* _GIVEN REQUEST_
Reproduce the listing below from the line with "Rebuild this chart as a web" to the line with "18).text(d => d);", both lines included, character for character, minus any pictures.

* _EXERCISE MATERIAL_

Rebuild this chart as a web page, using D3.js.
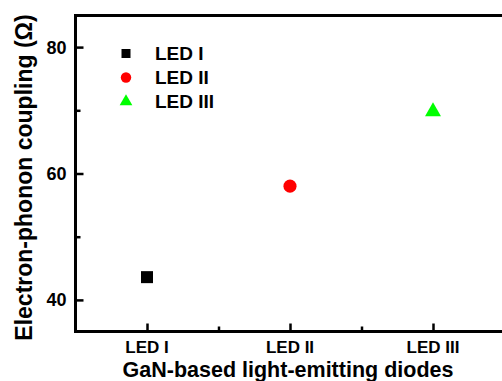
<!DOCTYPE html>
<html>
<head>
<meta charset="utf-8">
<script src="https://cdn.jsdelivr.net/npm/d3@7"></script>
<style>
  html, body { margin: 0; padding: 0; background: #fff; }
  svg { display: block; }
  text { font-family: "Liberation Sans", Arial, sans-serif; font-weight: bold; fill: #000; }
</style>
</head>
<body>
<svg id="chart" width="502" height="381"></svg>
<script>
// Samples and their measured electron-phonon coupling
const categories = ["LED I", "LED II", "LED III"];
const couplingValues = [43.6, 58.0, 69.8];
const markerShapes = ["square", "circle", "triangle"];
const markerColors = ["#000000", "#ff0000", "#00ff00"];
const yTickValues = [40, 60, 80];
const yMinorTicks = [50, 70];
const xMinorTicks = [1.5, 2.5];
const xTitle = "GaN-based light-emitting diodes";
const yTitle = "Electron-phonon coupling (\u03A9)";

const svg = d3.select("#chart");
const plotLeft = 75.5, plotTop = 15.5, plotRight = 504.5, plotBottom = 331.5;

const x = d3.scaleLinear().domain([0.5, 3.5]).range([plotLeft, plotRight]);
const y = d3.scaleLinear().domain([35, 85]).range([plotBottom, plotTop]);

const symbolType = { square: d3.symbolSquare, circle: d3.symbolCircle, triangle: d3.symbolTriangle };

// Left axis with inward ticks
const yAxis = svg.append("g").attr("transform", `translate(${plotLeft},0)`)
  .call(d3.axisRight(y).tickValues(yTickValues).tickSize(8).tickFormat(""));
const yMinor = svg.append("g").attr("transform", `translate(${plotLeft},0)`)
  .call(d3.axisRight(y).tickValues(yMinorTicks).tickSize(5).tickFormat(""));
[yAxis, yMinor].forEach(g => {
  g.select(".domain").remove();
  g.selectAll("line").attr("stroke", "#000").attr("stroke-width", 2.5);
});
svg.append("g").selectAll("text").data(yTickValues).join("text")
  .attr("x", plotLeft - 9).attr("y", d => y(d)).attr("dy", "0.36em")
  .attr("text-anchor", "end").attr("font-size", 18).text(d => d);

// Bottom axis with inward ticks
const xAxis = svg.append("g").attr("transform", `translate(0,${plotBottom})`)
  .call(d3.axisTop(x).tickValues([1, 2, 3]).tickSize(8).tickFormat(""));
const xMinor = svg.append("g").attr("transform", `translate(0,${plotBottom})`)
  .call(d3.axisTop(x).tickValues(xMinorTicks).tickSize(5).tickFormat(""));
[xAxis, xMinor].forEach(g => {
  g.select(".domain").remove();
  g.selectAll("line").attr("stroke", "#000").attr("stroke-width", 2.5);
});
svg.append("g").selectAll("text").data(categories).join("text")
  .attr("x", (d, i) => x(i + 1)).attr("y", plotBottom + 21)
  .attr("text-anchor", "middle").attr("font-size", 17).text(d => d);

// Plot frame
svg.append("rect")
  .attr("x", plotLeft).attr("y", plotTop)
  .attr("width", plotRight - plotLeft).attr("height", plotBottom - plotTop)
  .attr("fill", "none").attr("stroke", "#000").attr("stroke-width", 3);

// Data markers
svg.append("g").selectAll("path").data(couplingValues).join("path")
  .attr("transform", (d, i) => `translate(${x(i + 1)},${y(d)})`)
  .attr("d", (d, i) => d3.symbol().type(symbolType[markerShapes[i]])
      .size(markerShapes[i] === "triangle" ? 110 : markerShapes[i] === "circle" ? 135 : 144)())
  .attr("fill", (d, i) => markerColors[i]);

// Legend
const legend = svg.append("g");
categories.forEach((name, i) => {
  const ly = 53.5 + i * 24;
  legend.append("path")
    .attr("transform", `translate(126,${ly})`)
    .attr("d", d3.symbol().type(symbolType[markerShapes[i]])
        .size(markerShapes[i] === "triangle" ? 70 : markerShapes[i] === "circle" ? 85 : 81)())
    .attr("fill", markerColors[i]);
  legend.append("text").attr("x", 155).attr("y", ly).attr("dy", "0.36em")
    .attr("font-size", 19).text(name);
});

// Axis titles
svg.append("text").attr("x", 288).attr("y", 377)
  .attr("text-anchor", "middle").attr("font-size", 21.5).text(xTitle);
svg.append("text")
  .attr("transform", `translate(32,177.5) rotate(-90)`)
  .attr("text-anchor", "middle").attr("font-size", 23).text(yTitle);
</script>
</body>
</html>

---

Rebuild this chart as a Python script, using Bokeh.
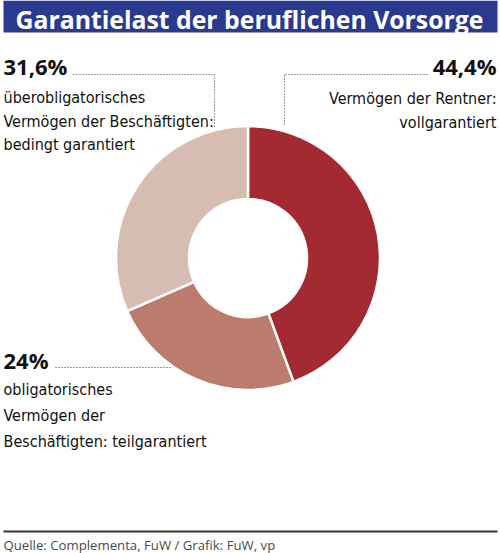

* _RESULT OF THIS TASK_
Rebuild this chart as a web page, using D3.js.
<!DOCTYPE html>
<html>
<head>
<meta charset="utf-8">
<script src="https://cdn.jsdelivr.net/npm/d3@7"></script>
<style>
  html, body { margin: 0; padding: 0; background: #fff; }
  svg { display: block; }
  text { font-family: "Liberation Sans", Arial, sans-serif; font-weight: bold; fill: #000; }
</style>
</head>
<body>
<svg id="chart" width="502" height="381"></svg>
<script>
// Samples and their measured electron-phonon coupling
const categories = ["LED I", "LED II", "LED III"];
const couplingValues = [43.6, 58.0, 69.8];
const markerShapes = ["square", "circle", "triangle"];
const markerColors = ["#000000", "#ff0000", "#00ff00"];
const yTickValues = [40, 60, 80];
const yMinorTicks = [50, 70];
const xMinorTicks = [1.5, 2.5];
const xTitle = "GaN-based light-emitting diodes";
const yTitle = "Electron-phonon coupling (\u03A9)";

const svg = d3.select("#chart");
const plotLeft = 75.5, plotTop = 15.5, plotRight = 504.5, plotBottom = 331.5;

const x = d3.scaleLinear().domain([0.5, 3.5]).range([plotLeft, plotRight]);
const y = d3.scaleLinear().domain([35, 85]).range([plotBottom, plotTop]);

const symbolType = { square: d3.symbolSquare, circle: d3.symbolCircle, triangle: d3.symbolTriangle };

// Left axis with inward ticks
const yAxis = svg.append("g").attr("transform", `translate(${plotLeft},0)`)
  .call(d3.axisRight(y).tickValues(yTickValues).tickSize(8).tickFormat(""));
const yMinor = svg.append("g").attr("transform", `translate(${plotLeft},0)`)
  .call(d3.axisRight(y).tickValues(yMinorTicks).tickSize(5).tickFormat(""));
[yAxis, yMinor].forEach(g => {
  g.select(".domain").remove();
  g.selectAll("line").attr("stroke", "#000").attr("stroke-width", 2.5);
});
svg.append("g").selectAll("text").data(yTickValues).join("text")
  .attr("x", plotLeft - 9).attr("y", d => y(d)).attr("dy", "0.36em")
  .attr("text-anchor", "end").attr("font-size", 18).text(d => d);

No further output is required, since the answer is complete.